Keywords: C language | string iteration | sizeof | strlen | pointers
Abstract: This article analyzes common errors in iterating over strings in C, focusing on the differences between the sizeof operator and strlen function. By comparing erroneous and correct implementations, it explains the distinct behaviors of pointers and arrays in string handling, and provides multiple efficient string iteration methods, including for loops, while loops, and pointer operations, to help developers avoid access violations and performance issues.
Introduction
Iterating over strings is a fundamental yet error-prone task in C programming. Many beginners confuse the use of the sizeof operator and strlen function, leading to program crashes or undefined behavior. Based on actual Q&A data, this article delves into the core concepts of string iteration and presents various correct implementation methods.
Common Error Analysis
In the provided Q&A data, the user attempted to iterate over a string using two approaches, both of which failed. The first method used the sizeof operator:
#include <stdio.h>
int main(int argc, char *argv[]) {
if (argc != 3) {
printf("Usage: %s %s sourcecode input", argv[0], argv[1]);
} else {
char source[] = "This is an example.";
int i;
for (i = 0; i < sizeof(source); i++) {
printf("%c", source[i]);
}
}
getchar();
return 0;
}Here, sizeof(source) returns the total size of the array, including the terminating null character '\0'. For the string "This is an example.", sizeof returns 20 (19 characters plus one null character), but only 19 characters are valid. If the array is declared as a pointer, such as char *source = "This is an example.", sizeof(source) returns the size of the pointer (typically 4 or 8 bytes), not the string length, which can cause out-of-bounds access.
The second method used the strlen function:
char *source = "This is an example.";
int i;
for (i = 0; i < strlen(source); i++) {
printf("%c", source[i]);
}This code is theoretically correct, but the user reported an access violation error.
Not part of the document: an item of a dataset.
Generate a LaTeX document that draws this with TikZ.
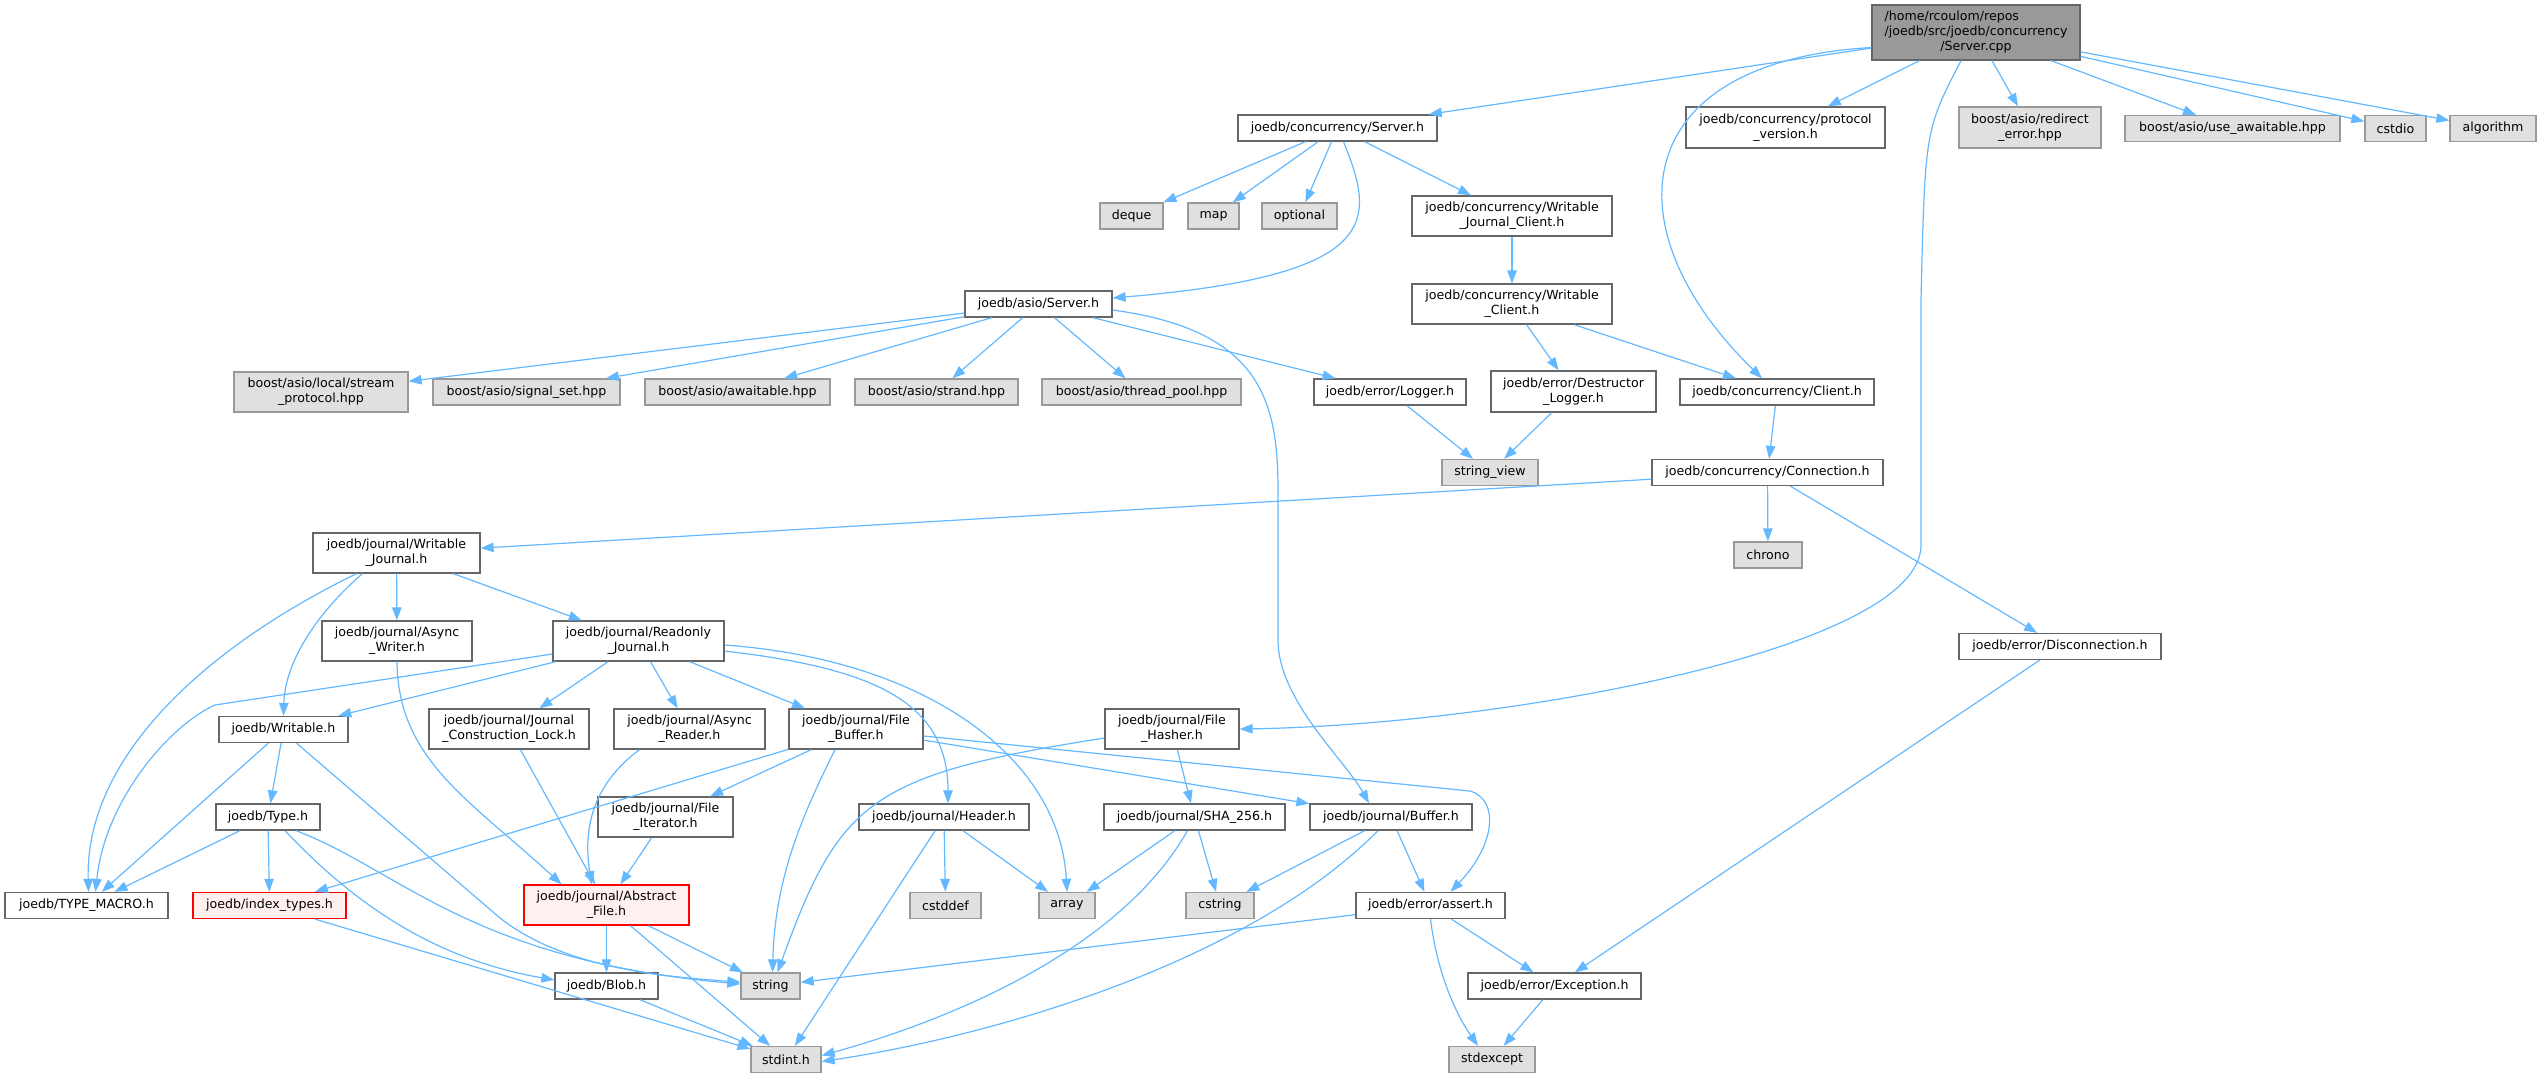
\documentclass[tikz,border=0pt]{standalone}
\usepackage{fontspec}
\setmainfont{DejaVu Sans}
\usetikzlibrary{arrows.meta}
\definecolor{edgeblue}{HTML}{63B8FF}
\definecolor{boxgray}{HTML}{666666}
\definecolor{sysdraw}{HTML}{999999}
\definecolor{sysfill}{HTML}{E0E0E0}
\definecolor{mainfill}{HTML}{999999}
\definecolor{redfill}{HTML}{FFF0F0}

\begin{document}
\begin{tikzpicture}[x=1pt,y=-1pt]
\tikzset{FileStyle/.style =
		{shape = rectangle,
		draw = boxgray,
		fill = white,
		line width = 1.3pt,
		inner sep = 0pt,
		minimum height = 26pt,
		align = center,
		font = {\fontsize{12.6}{15}\selectfont}},
	SysStyle/.style = {FileStyle, draw = sysdraw, fill = sysfill},
	MainStyle/.style = {FileStyle, fill = mainfill},
	BadStyle/.style = {FileStyle, draw = red, fill = redfill},
	EdgeStyle/.style = {color = edgeblue, line width = 1.2pt,
		-{Triangle[length=13pt,width=9.5pt]}}}
	\useasboundingbox (0,0) rectangle (2541,1077);

	\node[MainStyle, minimum width=208pt, minimum height=55pt] (ServerCpp) at (1976,32.5)
		{\rlap{/home/rcoulom/repos}\phantom{/joedb/src/joedb/concurrency}\\/joedb/src/joedb/concurrency\\/Server.cpp};
	\node[FileStyle, minimum width=199pt] (ConcServer) at (1337.5,128) {joedb/concurrency/Server.h};
	\node[FileStyle, minimum width=199pt, minimum height=41pt] (ProtoVersion) at (1785.5,127.5) {joedb/concurrency/protocol\\\_version.h};
	\node[SysStyle, minimum width=142pt, minimum height=41pt] (RedirectError) at (2030,127.5) {boost/asio/redirect\\\_error.hpp};
	\node[SysStyle, minimum width=215pt] (UseAwaitable) at (2232.5,128.5) {boost/asio/use\_awaitable.hpp};
	\node[SysStyle, minimum width=61pt] (Cstdio) at (2395.5,128.5) {cstdio};
	\node[SysStyle, minimum width=86pt] (Algorithm) at (2493,128.5) {algorithm};

	\node[SysStyle, minimum width=63pt] (Deque) at (1131.5,216) {deque};
	\node[SysStyle, minimum width=51pt] (Map) at (1213.5,216) {map};
	\node[SysStyle, minimum width=75pt] (Optional) at (1299.5,216) {optional};
	\node[FileStyle, minimum width=200pt, minimum height=40pt] (WJClient) at (1512,216) {joedb/concurrency/Writable\\\_Journal\_Client.h};
	\node[FileStyle, minimum width=200pt, minimum height=40pt] (WClient) at (1512,304) {joedb/concurrency/Writable\\\_Client.h};
	\node[FileStyle, minimum width=147pt] (AsioServer) at (1038.5,304) {joedb/asio/Server.h};

	\node[SysStyle, minimum width=174pt, minimum height=40pt] (StreamProto) at (321,392) {boost/asio/local/stream\\\_protocol.hpp};
	\node[SysStyle, minimum width=187pt] (SignalSet) at (526.5,392) {boost/asio/signal\_set.hpp};
	\node[SysStyle, minimum width=185pt] (Awaitable) at (737.5,392) {boost/asio/awaitable.hpp};
	\node[SysStyle, minimum width=163pt] (Strand) at (936.5,392) {boost/asio/strand.hpp};
	\node[SysStyle, minimum width=199pt] (ThreadPool) at (1141.5,392) {boost/asio/thread\_pool.hpp};
	\node[FileStyle, minimum width=152pt] (Logger) at (1390,392) {joedb/error/Logger.h};
	\node[FileStyle, minimum width=165pt, minimum height=41pt] (DLogger) at (1573.5,391.5) {joedb/error/Destructor\\\_Logger.h};
	\node[FileStyle, minimum width=194pt] (Client) at (1777,392) {joedb/concurrency/Client.h};

	\node[SysStyle, minimum width=96pt] (StringView) at (1490,472.5) {string\_view};
	\node[FileStyle, minimum width=231pt] (Connection) at (1767.5,472.5) {joedb/concurrency/Connection.h};
	\node[FileStyle, minimum width=167pt, minimum height=40pt] (WJournal) at (396.5,553) {joedb/journal/Writable\\\_Journal.h};
	\node[SysStyle, minimum width=68pt] (Chrono) at (1768,555) {chrono};
	\node[FileStyle, minimum width=150pt, minimum height=40pt] (AWriter) at (397,641) {joedb/journal/Async\\\_Writer.h};
	\node[FileStyle, minimum width=171pt, minimum height=40pt] (RJournal) at (638.5,641) {joedb/journal/Readonly\\\_Journal.h};
	\node[FileStyle, minimum width=202pt] (Disconnection) at (2060,646.5) {joedb/error/Disconnection.h};

	\node[FileStyle, minimum width=129pt] (Writable) at (283.5,729.5) {joedb/Writable.h};
	\node[FileStyle, minimum width=160pt, minimum height=40pt] (JCLock) at (509,729) {joedb/journal/Journal\\\_Construction\_Lock.h};
	\node[FileStyle, minimum width=151pt, minimum height=40pt] (AReader) at (689.5,729) {joedb/journal/Async\\\_Reader.h};
	\node[FileStyle, minimum width=134pt, minimum height=40pt] (FBuffer) at (856,729) {joedb/journal/File\\\_Buffer.h};
	\node[FileStyle, minimum width=134pt, minimum height=40pt] (FHasher) at (1172,729) {joedb/journal/File\\\_Hasher.h};

	\node[FileStyle, minimum width=104pt] (Type) at (268,817) {joedb/Type.h};
	\node[FileStyle, minimum width=135pt, minimum height=40pt] (FIterator) at (665.5,817) {joedb/journal/File\\\_Iterator.h};
	\node[FileStyle, minimum width=170pt] (Header) at (944,817) {joedb/journal/Header.h};
	\node[FileStyle, minimum width=181pt] (SHA) at (1194.5,817) {joedb/journal/SHA\_256.h};
	\node[FileStyle, minimum width=162pt] (Buffer) at (1391,817) {joedb/journal/Buffer.h};

	\node[FileStyle, minimum width=163pt] (TypeMacro) at (86.5,905.5) {joedb/TYPE\_MACRO.h};
	\node[BadStyle, minimum width=153pt] (IndexTypes) at (269.5,905.5) {joedb/index\_types.h};
	\node[BadStyle, minimum width=165pt, minimum height=40pt] (AFile) at (606.5,905) {joedb/journal/Abstract\\\_File.h};
	\node[SysStyle, minimum width=71pt] (Cstddef) at (945.5,905.5) {cstddef};
	\node[SysStyle, minimum width=56pt] (Array) at (1067,905.5) {array};
	\node[SysStyle, minimum width=68pt] (Cstring) at (1220,905.5) {cstring};
	\node[FileStyle, minimum width=149pt] (Assert) at (1430.5,905.5) {joedb/error/assert.h};

	\node[FileStyle, minimum width=103pt] (Blob) at (606.5,986) {joedb/Blob.h};
	\node[SysStyle, minimum width=59pt] (String) at (770.5,986) {string};
	\node[FileStyle, minimum width=173pt] (Exception) at (1554.5,986) {joedb/error/Exception.h};
	\node[SysStyle, minimum width=70pt] (Stdint) at (786,1059.5) {stdint.h};
	\node[SysStyle, minimum width=86pt] (Stdexcept) at (1492,1059.5) {stdexcept};

	%straight edges
	\path[EdgeStyle] (ServerCpp) edge (ConcServer) edge (ProtoVersion) edge (RedirectError)
		edge (UseAwaitable) edge (Cstdio) edge (Algorithm);
	\path[EdgeStyle] (ConcServer) edge (Deque) edge (Map) edge (Optional) edge (WJClient);
	\path[EdgeStyle] (WJClient) edge (WClient);
	\path[EdgeStyle] (WClient) edge (DLogger) edge (Client);
	\path[EdgeStyle] (Client) edge (Connection);
	\path[EdgeStyle] (Connection) edge (WJournal) edge (Chrono) edge (Disconnection);
	\path[EdgeStyle] (Disconnection) edge (Exception);
	\path[EdgeStyle] (AsioServer) edge (StreamProto) edge (SignalSet) edge (Awaitable)
		edge (Strand) edge (ThreadPool) edge (Logger);
	\path[EdgeStyle] (Logger) edge (StringView);
	\path[EdgeStyle] (DLogger) edge (StringView);
	\path[EdgeStyle] (WJournal) edge (AWriter) edge (RJournal);
	\path[EdgeStyle] (RJournal) edge (Writable) edge (JCLock) edge (AReader) edge (FBuffer);
	\path[EdgeStyle] (Writable) edge (TypeMacro) edge (Type);
	\path[EdgeStyle] (Type) edge (TypeMacro) edge (IndexTypes);
	\path[EdgeStyle] (JCLock) edge (AFile);
	\path[EdgeStyle] (FIterator) edge (AFile);
	\path[EdgeStyle] (FBuffer) edge (IndexTypes) edge (FIterator) edge (Buffer);
	\path[EdgeStyle] (FHasher) edge (SHA);
	\path[EdgeStyle] (Header) edge (Cstddef) edge (Array) edge (Stdint);
	\path[EdgeStyle] (SHA) edge (Array) edge (Cstring);
	\path[EdgeStyle] (Buffer) edge (Cstring) edge (Assert);
	\path[EdgeStyle] (IndexTypes) edge (Stdint);
	\path[EdgeStyle] (AFile) edge (Blob) edge (String) edge (Stdint);
	\path[EdgeStyle] (Assert) edge (String) edge (Exception);
	\path[EdgeStyle] (Blob) edge (Stdint);
	\path[EdgeStyle] (Exception) edge (Stdexcept);

	%curved edges
	\draw[EdgeStyle] ([yshift=-15pt]ServerCpp.west) .. controls (1625,62) and (1610,230) .. ([xshift=-15pt]Client.north);
	\draw[EdgeStyle] ([xshift=-15pt]ServerCpp.south) .. controls (1925,130) .. (1921,300) -- (1921,545)
		.. controls (1921,650) and (1500,725) .. (FHasher.east);
	\draw[EdgeStyle] ([xshift=6pt]ConcServer.south) .. controls (1375,220) and (1385,275) .. ([yshift=6pt]AsioServer.east);
	\draw[EdgeStyle] ([yshift=-6pt]AsioServer.east) .. controls (1260,330) and (1278,400) .. (1278,490) -- (1278,640)
		.. controls (1278,700) and (1345,760) .. ([xshift=-22pt]Buffer.north);
	\draw[EdgeStyle] ([xshift=-40pt]WJournal.south) .. controls (200,650) and (85,760) .. ([xshift=2pt]TypeMacro.north);
	\draw[EdgeStyle] ([xshift=-34pt]WJournal.south) .. controls (320,610) and (285,660) .. (Writable.north);
	\draw[EdgeStyle] ([yshift=-13pt]RJournal.west) -- (215,705) .. controls (170,725) and (105,800) .. ([xshift=9pt]TypeMacro.north);
	\draw[EdgeStyle] ([yshift=-10pt]RJournal.east) .. controls (870,668) and (948,700) .. ([xshift=4pt]Header.north);
	\draw[EdgeStyle] ([yshift=-4pt]RJournal.east) .. controls (930,660) and (1060,760) .. (Array.north);
	\draw[EdgeStyle] (AWriter.south) .. controls (398,760) and (470,800) .. ([xshift=-45pt]AFile.north);
	\draw[EdgeStyle] ([xshift=-50pt]AReader.south) .. controls (585,790) and (585,840) .. ([xshift=-15pt]AFile.north);
	\draw[EdgeStyle] ([xshift=13pt]Writable.south) -- (500,918) .. controls (560,965) and (650,976) .. ([yshift=4pt]String.west);
	\draw[EdgeStyle] ([xshift=17pt]Type.south) .. controls (360,910) and (440,960) .. ([yshift=6pt]Blob.west);
	\draw[EdgeStyle] ([xshift=28pt]Type.south) .. controls (400,870) and (470,960) .. ([yshift=2pt]String.west);
	\draw[EdgeStyle] ([xshift=-21pt]FBuffer.south) .. controls (800,820) and (775,880) .. ([xshift=2pt]String.north);
	\draw[EdgeStyle] ([yshift=-7pt]FBuffer.east) -- (1470,791) .. controls (1500,800) and (1495,845) .. ([xshift=20pt]Assert.north);
	\draw[EdgeStyle] ([yshift=-9pt]FHasher.west) .. controls (870,775) and (840,800) .. ([xshift=7pt]String.north);
	\draw[EdgeStyle] ([xshift=-7pt]SHA.south) .. controls (1120,950) and (950,1020) .. ([yshift=4pt]Stdint.east);
	\draw[EdgeStyle] ([xshift=-13pt]Buffer.south) .. controls (1250,960) and (1000,1035) .. ([yshift=-2pt]Stdint.east);
	\draw[EdgeStyle] (Assert.south) .. controls (1438,980) and (1460,1020) .. ([xshift=-14pt]Stdexcept.north);
\end{tikzpicture}
\end{document}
The error might stem from printf format issues or environmental factors, but the core problem is that strlen is called in each loop iteration, leading to poor performance. strlen calculates the string length up to the null character, and for long strings, repeated calls significantly increase time complexity.
Correct Iteration Methods
Based on the best answer and reference article, here are several efficient and safe string iteration methods.
Using strlen with Optimized Loops
To avoid repeated string length calculations, call strlen outside the loop:
char *source = "This is an example.";
int len = strlen(source);
for (int i = 0; i < len; i++) {
printf("%c", source[i]);
}This method reduces time complexity from O(n^2) to O(n), suitable for scenarios where the string length is known and the string is not modified.
Null-Terminator-Based Loops
C strings are terminated by a null character '\0', which can be directly utilized for iteration:
char *source = "This is an example.";
for (int i = 0; source[i] != '\0'; i++) {
printf("%c", source[i]);
}Or simplify the condition, as the null character evaluates to false in conditions:
for (int i = 0; source[i]; i++) {
printf("%c", source[i]);
}This method does not require pre-calculation of length, making the code concise and suitable for dynamic or unknown-length strings.
Pointer Arithmetic Iteration
Use pointers to directly manipulate the string, avoiding index calculations:
char *source = "This is an example.";
char *p = source;
while (*p) {
printf("%c", *p);
p++;
}Or combine increment and dereference:
char *p = source;
while (*p) {
printf("%c", *p++);
}The pointer method is efficient and directly operates on memory, but care must be taken with pointer modifications. If the original pointer needs to be preserved, use a temporary pointer.
In-Depth Discussion
In C, strings can be declared as arrays or pointers, but they behave differently. Array declarations like char source[] = "string" allocate memory on the stack and are modifiable; pointer declarations like char *source = "string" point to read-only memory, and modifications may lead to undefined behavior. During iteration, sizeof returns the total size for arrays and the pointer size for pointers; strlen always returns the string length (excluding the null character).
The reference article supplements various iteration methods, including for loops combined with pointers:
char *str = "This is an example.";
char *p = str;
for (char c = *p; c != '\0'; c = *++p) {
printf("%c", c);
}This method sets a character variable in the loop initialization, but it may be less intuitive than directly using pointers.
Performance and Selection Advice
When choosing an iteration method, consider string length, modification needs, and code readability. For short strings, any method has negligible differences; for long strings, avoid calling strlen in the loop condition. The pointer method is slightly more performant, but the index method is easier to understand. In safety-critical systems, it is advisable to use null-terminator-based loops to avoid length calculation errors.
In summary, correctly iterating over C strings requires an understanding of memory layout and function behaviors. By avoiding common errors and adopting optimized methods, developers can write efficient and reliable code.